Flexible, configurable code to perform web-scraping and text-analysis on patents from Google Patents.
The code has been developed for a project to study IBM's patents (see below), but has been made perfectly general-purpose. Cloning this repository, you can easily build and analyze your own dataset, choosing the assignee and the years of publication.
The IBM Patents dataset [link]
The code has been used to create the following dataset: IBM Patents. The dataset contains the metadata and text of ~60K patents assigned to IBM, through the years 2000-2019. The aim of this project was to find and study topics and trends in IBM technologies by performing text analysis. The plots shown below have been generated using just a small sample from this dataset, and serve as examples.

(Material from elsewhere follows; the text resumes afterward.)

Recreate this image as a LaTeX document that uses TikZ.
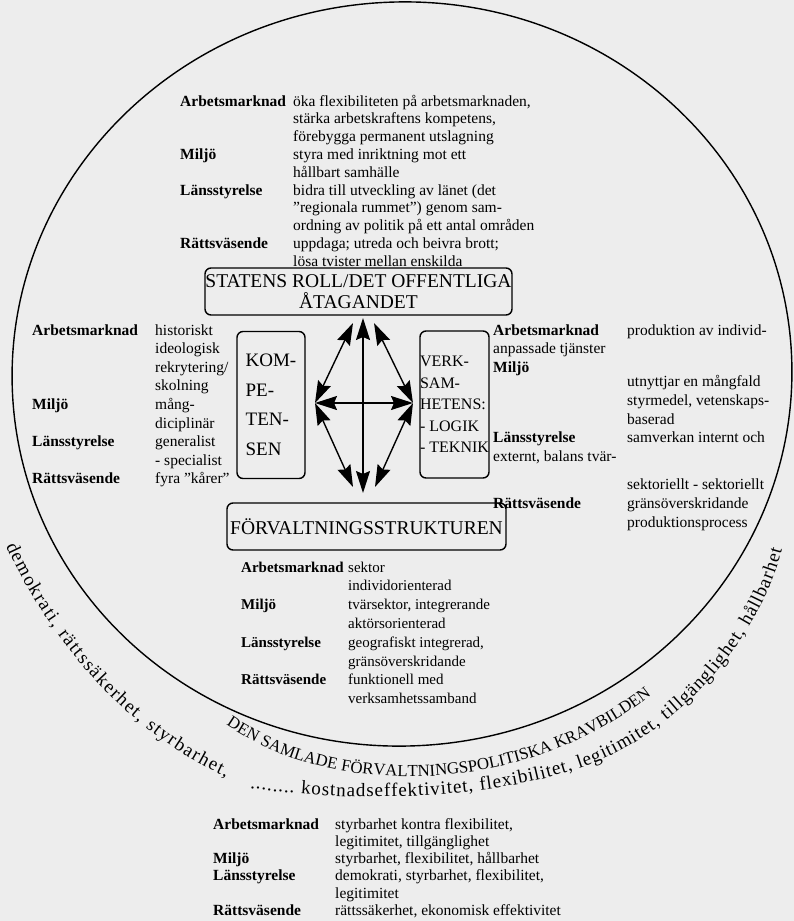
\documentclass[tikz,border=0pt]{standalone}
\usepackage{fontspec}
\setmainfont{Liberation Serif}
\usetikzlibrary{arrows.meta,decorations.text}

\tikzset{
  krav/.style={anchor=base west,inner sep=0pt,font=\fontsize{15.5}{18.6}\selectfont},
  ruta/.style={draw,rounded corners=6pt,line width=1.4pt,inner sep=0pt,align=center,font=\fontsize{19.5}{21}\selectfont},
  pil/.style={<->,line width=1.4pt}
}
\newcommand{\omr}[1]{\textbf{#1}}

\begin{document}
\begin{tikzpicture}[x=1pt,y=-1pt,>={Stealth[length=22pt,width=14pt,inset=3pt]}]
  \fill[black!7] (0,0) rectangle (794,921);
  \useasboundingbox (0,0) rectangle (794,921);
  % the ring
  \draw[line width=1.4pt,rotate around={4:(402,374)}] (402,374) ellipse[x radius=390, y radius=372];
  % texts round the ring
  \path[decorate,decoration={text along path,text align=center,
    text={|\fontsize{16.8}{16.8}\selectfont|DEN SAMLADE FÖRVALTNINGSPOLITISKA KRAVBILDEN}}]
    (222,722) .. controls (330,800) and (524,798) .. (655,692);
  \path[decorate,decoration={text along path,text align=fit to path,
    text={|\fontsize{19}{19}\selectfont|demokrati, rättssäkerhet, styrbarhet,}}]
    (6,546) .. controls (54,650) and (135,736) .. (226,777);
  \path[decorate,decoration={text along path,text align=fit to path,
    text={|\fontsize{19}{19}\selectfont|........ kostnadseffektivitet, flexibilitet, legitimitet, tillgänglighet, hållbarhet}}]
    (250,788) .. controls (330,800) and (470,805) .. (580,768) .. controls (670,738) and (755,650) .. (782,550);

  % the four boxes
  \node[ruta,minimum width=307pt,minimum height=47pt] (stat) at (358.5,291.5) {STATENS ROLL/DET OFFENTLIGA\\ÅTAGANDET};
  \node[ruta,minimum width=279pt,minimum height=47pt] (forv) at (366.5,526.5) {FÖRVALTNINGSSTRUKTUREN};
  \node[ruta,minimum width=68pt,minimum height=147pt,align=left,font=\fontsize{19}{29.5}\selectfont] (komp) at (271,405) {KOM-\\PE-\\TEN-\\SEN};
  \node[ruta,minimum width=69pt,minimum height=147pt,align=left,font=\fontsize{16}{21.5}\selectfont] (verk) at (454.5,404.5) {VERK-\\SAM-\\HETENS:\\- LOGIK\\- TEKNIK};

  % arrows between them
  \coordinate (n) at (363,318);
  \coordinate (s) at (363,493);
  \coordinate (w) at (315,403);
  \coordinate (e) at (413,403);
  \coordinate (nw) at (353,323);
  \coordinate (ne) at (374,323);
  \coordinate (sw) at (353,487);
  \coordinate (se) at (375,487);
  \draw[pil] (n) -- (s);
  \draw[pil] (w) -- (e);
  \draw[pil] (w) -- (nw);
  \draw[pil] (w) -- (sw);
  \draw[pil] (e) -- (ne);
  \draw[pil] (e) -- (se);

  % texts per sector
  \node[krav,font=\fontsize{15.5}{17.8}\selectfont] (statkrav) at (180,106) {\begin{tabular}[t]{@{}p{113pt}@{}l@{}}
    \omr{Arbetsmarknad} & öka flexibiliteten på arbetsmarknaden,\\
     & stärka arbetskraftens kompetens,\\
     & förebygga permanent utslagning\\
    \omr{Miljö} & styra med inriktning mot ett\\
     & hållbart samhälle\\
    \omr{Länsstyrelse} & bidra till utveckling av länet (det\\
     & ”regionala rummet”) genom sam-\\
     & ordning av politik på ett antal områden\\
    \omr{Rättsväsende} & uppdaga; utreda och beivra brott;\\
     & lösa tvister mellan enskilda
  \end{tabular}};
  \node[krav] (kompkrav) at (32,335) {\begin{tabular}[t]{@{}p{123pt}@{}l@{}}
    \omr{Arbetsmarknad} & historiskt\\
     & ideologisk\\
     & rekrytering/\\
     & skolning\\
    \omr{Miljö} & mång-\\
     & diciplinär\\
    \omr{Länsstyrelse} & generalist\\
     & - specialist\\
    \omr{Rättsväsende} & fyra ”kårer”
  \end{tabular}};
  \node[krav] (verkkrav) at (493,335) {\begin{tabular}[t]{@{}p{134pt}@{}l@{}}
    \omr{Arbetsmarknad} & produktion av individ-\\
    \multicolumn{2}{@{}l@{}}{anpassade tjänster}\\
    \omr{Miljö} & \\[-4pt]
     & utnyttjar en mångfald\\
     & styrmedel, vetenskaps-\\
     & baserad\\
    \omr{Länsstyrelse} & samverkan internt och\\
    \multicolumn{2}{@{}l@{}}{externt, balans tvär-}\\[10pt]
     & sektoriellt - sektoriellt\\
    \omr{Rättsväsende} & gränsöverskridande\\
     & produktionsprocess
  \end{tabular}};
  \node[krav,font=\fontsize{15}{18.8}\selectfont] (forvkrav) at (241,572) {\begin{tabular}[t]{@{}p{107pt}@{}l@{}}
    \omr{Arbetsmarknad} & sektor\\
     & individorienterad\\
    \omr{Miljö} & tvärsektor, integrerande\\
     & aktörsorienterad\\
    \omr{Länsstyrelse} & geografiskt integrerad,\\
     & gränsöverskridande\\
    \omr{Rättsväsende} & funktionell med\\
     & verksamhetssamband
  \end{tabular}};
  \node[krav,font=\fontsize{15.5}{17.3}\selectfont] (helkrav) at (213,829) {\begin{tabular}[t]{@{}p{122pt}@{}l@{}}
    \omr{Arbetsmarknad} & styrbarhet kontra flexibilitet,\\
     & legitimitet, tillgänglighet\\
    \omr{Miljö} & styrbarhet, flexibilitet, hållbarhet\\
    \omr{Länsstyrelse} & demokrati, styrbarhet, flexibilitet,\\
     & legitimitet\\
    \omr{Rättsväsende} & rättssäkerhet, ekonomisk effektivitet
  \end{tabular}};
\end{tikzpicture}
\end{document}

git clone https://github.com/FeLusiani/PatentsTextAnalysis.git
cd ./patents-nlp
pip install -r requirements.txt
The web-scraping is performed using Selenium. You will need to download the Chrome driver here.
Finally, make sure to configure the paths in conf.py.
Configure the application paths and the scraping parameters in conf.py. In particular, the scraping parameters are:
- Assignee's name
- Years range
- Language
- Number of result pages to scrape per month
- Number of patents per page
Then run build_dataset.py
to build the dataset.
~/patents-nlp$ python build_dataset.py
usage: build_dataset.py [-h] [--delete] [--all] [--scrape] [--download] [--convert] [--clean] [--overwrite] [--multiproc]
scrape, download, convert and clean the data
optional arguments:
-h, --help show this help message and exit
--delete delete all data
--all execute whole pipeline
--scrape scrape metadata
--merge merge the scraped metadata
--download download pdfs using metadata
--convert convert pdfs to txts
--clean clean txts
--overwrite overwrite existing files
--multiproc use multiprocessing
--verbose show INFO logging
The pipeline for building the dataset is the following:
- Using the search criteria listed above, metadata of the patents is scraped from Google Patents, saving each year in its own
.csv
file. - The metadata files are merged in a single
.csv
file. - The patents listed in the unified
.csv
file are downloaded (as.pdf
files). - The
.pdf
files are converted to.txt
by performing OCR with the tika python library. - The
.txt
files are cleaned using thenltk
python library: stop-words and punctuation removal, lemmification of tokens.
The code in lsa_example.ipynb shows how to perform a latent semantic analysis of the text corpus using the functions in the module LSA
.
The code performs TFIDF on the text corpus, and then factorizes the words_documents matrix (using either SVD or NMF method), yielding the words- and documents- embedding of the latent topics.
The plot shows the top 15 topics found in the text corpus (in this case, a sample from IBM's patents published in the year 2019). For each topic, the top 4 words are shown.
In the topics_trends.ipynb notebook, we perform an analysis of the trends of hand-made topics (sets of keywords) to study how their frequency changes through the years.
Medicine
- Keywords: ['medical', 'patient', 'health', 'treatment']
ML
- Keywords: ['neural', 'train', 'recognition', 'learn']
Aut. driving
- Keywords: ['vehicle', 'autonomous', 'park']
Quantum comput.
- Keywords: ['quantum']